--- Start of Material for this task ---
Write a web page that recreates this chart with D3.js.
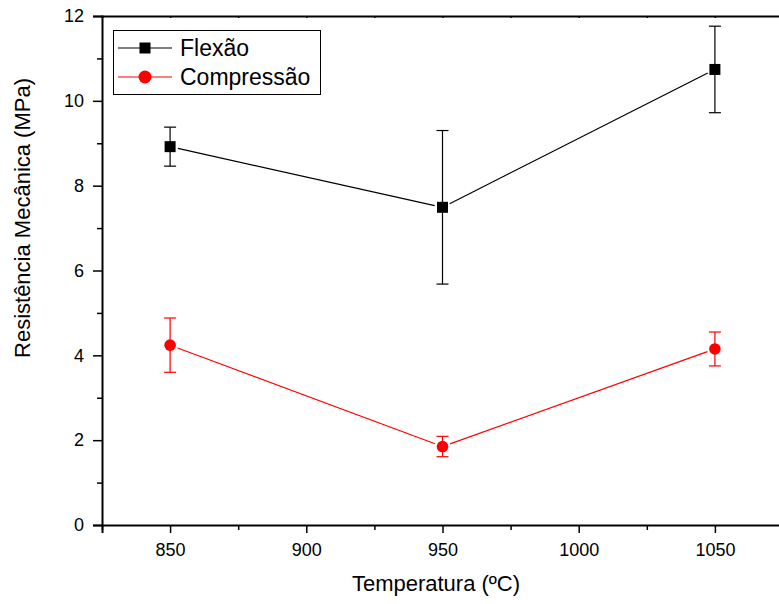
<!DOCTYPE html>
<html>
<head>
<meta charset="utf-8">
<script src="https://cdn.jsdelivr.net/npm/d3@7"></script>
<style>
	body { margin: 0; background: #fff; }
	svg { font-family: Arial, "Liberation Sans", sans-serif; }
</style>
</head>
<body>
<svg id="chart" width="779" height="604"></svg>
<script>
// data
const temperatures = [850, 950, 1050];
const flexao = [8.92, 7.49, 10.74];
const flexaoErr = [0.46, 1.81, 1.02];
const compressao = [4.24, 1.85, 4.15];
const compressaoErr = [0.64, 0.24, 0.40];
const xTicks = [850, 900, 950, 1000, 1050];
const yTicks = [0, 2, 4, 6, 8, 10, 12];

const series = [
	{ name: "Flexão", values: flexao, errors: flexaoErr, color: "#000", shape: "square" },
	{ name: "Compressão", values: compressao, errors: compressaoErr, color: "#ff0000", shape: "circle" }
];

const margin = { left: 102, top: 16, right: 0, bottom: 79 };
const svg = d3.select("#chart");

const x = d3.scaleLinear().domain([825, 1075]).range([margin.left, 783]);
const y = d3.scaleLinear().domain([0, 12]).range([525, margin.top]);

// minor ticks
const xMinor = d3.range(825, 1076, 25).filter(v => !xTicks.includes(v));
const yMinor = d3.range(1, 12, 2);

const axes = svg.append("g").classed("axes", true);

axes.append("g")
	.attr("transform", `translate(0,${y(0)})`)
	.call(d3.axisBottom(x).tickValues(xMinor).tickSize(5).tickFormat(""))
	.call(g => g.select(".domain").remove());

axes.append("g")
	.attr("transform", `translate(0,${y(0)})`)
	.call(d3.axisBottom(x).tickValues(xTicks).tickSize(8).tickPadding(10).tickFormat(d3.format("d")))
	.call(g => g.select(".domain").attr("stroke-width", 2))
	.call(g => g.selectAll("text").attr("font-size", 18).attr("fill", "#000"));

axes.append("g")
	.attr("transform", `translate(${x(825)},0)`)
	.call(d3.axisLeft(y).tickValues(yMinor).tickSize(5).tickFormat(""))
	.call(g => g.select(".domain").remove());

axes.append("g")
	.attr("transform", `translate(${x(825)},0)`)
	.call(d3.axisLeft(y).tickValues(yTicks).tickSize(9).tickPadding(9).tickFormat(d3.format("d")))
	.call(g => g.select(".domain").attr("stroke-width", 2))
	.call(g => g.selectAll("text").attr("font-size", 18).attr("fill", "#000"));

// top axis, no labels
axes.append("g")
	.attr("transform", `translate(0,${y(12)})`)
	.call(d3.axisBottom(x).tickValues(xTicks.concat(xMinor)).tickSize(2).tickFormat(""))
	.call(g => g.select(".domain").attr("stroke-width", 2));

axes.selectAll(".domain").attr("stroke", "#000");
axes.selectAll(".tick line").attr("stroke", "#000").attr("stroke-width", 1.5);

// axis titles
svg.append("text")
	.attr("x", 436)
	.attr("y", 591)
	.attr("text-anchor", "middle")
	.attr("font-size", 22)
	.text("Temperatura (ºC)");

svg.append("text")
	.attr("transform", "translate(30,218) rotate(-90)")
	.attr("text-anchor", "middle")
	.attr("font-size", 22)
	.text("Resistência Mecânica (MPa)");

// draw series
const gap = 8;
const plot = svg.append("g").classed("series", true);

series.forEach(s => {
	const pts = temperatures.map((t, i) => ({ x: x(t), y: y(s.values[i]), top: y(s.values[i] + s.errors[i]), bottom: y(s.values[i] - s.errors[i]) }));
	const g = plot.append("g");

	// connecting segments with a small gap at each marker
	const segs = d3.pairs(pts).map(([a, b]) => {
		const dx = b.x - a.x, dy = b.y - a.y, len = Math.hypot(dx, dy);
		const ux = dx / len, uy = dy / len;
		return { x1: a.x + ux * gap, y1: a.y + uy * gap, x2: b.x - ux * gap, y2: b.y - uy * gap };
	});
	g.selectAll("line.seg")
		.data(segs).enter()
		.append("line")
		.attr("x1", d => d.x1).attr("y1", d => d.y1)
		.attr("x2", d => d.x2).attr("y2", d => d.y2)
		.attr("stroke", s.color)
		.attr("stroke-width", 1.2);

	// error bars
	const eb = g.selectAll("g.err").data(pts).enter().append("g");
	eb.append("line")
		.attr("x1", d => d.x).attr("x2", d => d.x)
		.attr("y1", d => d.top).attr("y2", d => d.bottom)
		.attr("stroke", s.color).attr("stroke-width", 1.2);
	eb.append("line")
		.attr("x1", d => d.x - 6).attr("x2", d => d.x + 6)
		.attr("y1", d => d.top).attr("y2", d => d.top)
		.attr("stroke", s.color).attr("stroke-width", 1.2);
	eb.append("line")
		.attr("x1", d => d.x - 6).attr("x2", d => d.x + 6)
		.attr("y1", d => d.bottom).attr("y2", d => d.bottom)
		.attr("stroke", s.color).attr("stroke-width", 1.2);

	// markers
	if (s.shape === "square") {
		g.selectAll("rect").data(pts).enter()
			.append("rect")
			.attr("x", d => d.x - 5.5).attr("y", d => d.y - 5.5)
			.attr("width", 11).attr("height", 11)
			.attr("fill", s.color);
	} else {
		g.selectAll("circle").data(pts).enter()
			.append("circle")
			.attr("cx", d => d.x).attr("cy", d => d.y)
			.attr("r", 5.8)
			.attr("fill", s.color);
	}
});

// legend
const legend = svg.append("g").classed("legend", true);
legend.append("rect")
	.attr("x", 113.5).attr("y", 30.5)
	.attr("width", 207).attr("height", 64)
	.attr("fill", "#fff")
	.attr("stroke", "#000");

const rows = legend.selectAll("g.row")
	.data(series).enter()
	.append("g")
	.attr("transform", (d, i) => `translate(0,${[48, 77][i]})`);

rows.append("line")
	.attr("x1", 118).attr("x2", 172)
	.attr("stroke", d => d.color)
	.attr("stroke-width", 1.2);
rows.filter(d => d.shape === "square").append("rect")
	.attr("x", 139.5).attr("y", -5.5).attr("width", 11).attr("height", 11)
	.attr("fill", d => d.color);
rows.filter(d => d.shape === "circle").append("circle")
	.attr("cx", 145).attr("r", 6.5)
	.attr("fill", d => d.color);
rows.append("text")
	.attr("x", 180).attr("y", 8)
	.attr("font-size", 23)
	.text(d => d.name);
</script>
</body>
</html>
--- End of Material for this task ---
--- Start of Material for this task ---
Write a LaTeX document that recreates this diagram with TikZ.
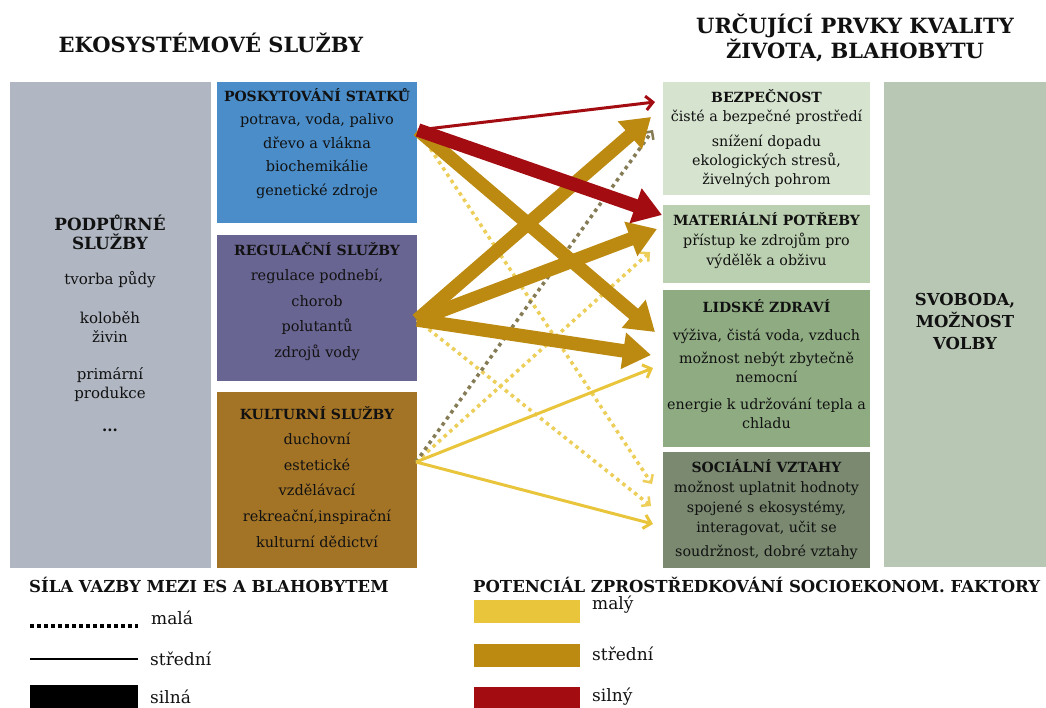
--- End of Material for this task ---
Work instructions: Write out, exactly and with nothing added, everything from the line with "Write a web" down to the line with "d3.scaleLinear().domain([0, 12]).range([525, margin.top]);", both included. Drop any pictures.

Answer to the problem:
Write a web page that recreates this chart with D3.js.
<!DOCTYPE html>
<html>
<head>
<meta charset="utf-8">
<script src="https://cdn.jsdelivr.net/npm/d3@7"></script>
<style>
	body { margin: 0; background: #fff; }
	svg { font-family: Arial, "Liberation Sans", sans-serif; }
</style>
</head>
<body>
<svg id="chart" width="779" height="604"></svg>
<script>
// data
const temperatures = [850, 950, 1050];
const flexao = [8.92, 7.49, 10.74];
const flexaoErr = [0.46, 1.81, 1.02];
const compressao = [4.24, 1.85, 4.15];
const compressaoErr = [0.64, 0.24, 0.40];
const xTicks = [850, 900, 950, 1000, 1050];
const yTicks = [0, 2, 4, 6, 8, 10, 12];

const series = [
	{ name: "Flexão", values: flexao, errors: flexaoErr, color: "#000", shape: "square" },
	{ name: "Compressão", values: compressao, errors: compressaoErr, color: "#ff0000", shape: "circle" }
];

const margin = { left: 102, top: 16, right: 0, bottom: 79 };
const svg = d3.select("#chart");

const x = d3.scaleLinear().domain([825, 1075]).range([margin.left, 783]);
const y = d3.scaleLinear().domain([0, 12]).range([525, margin.top]);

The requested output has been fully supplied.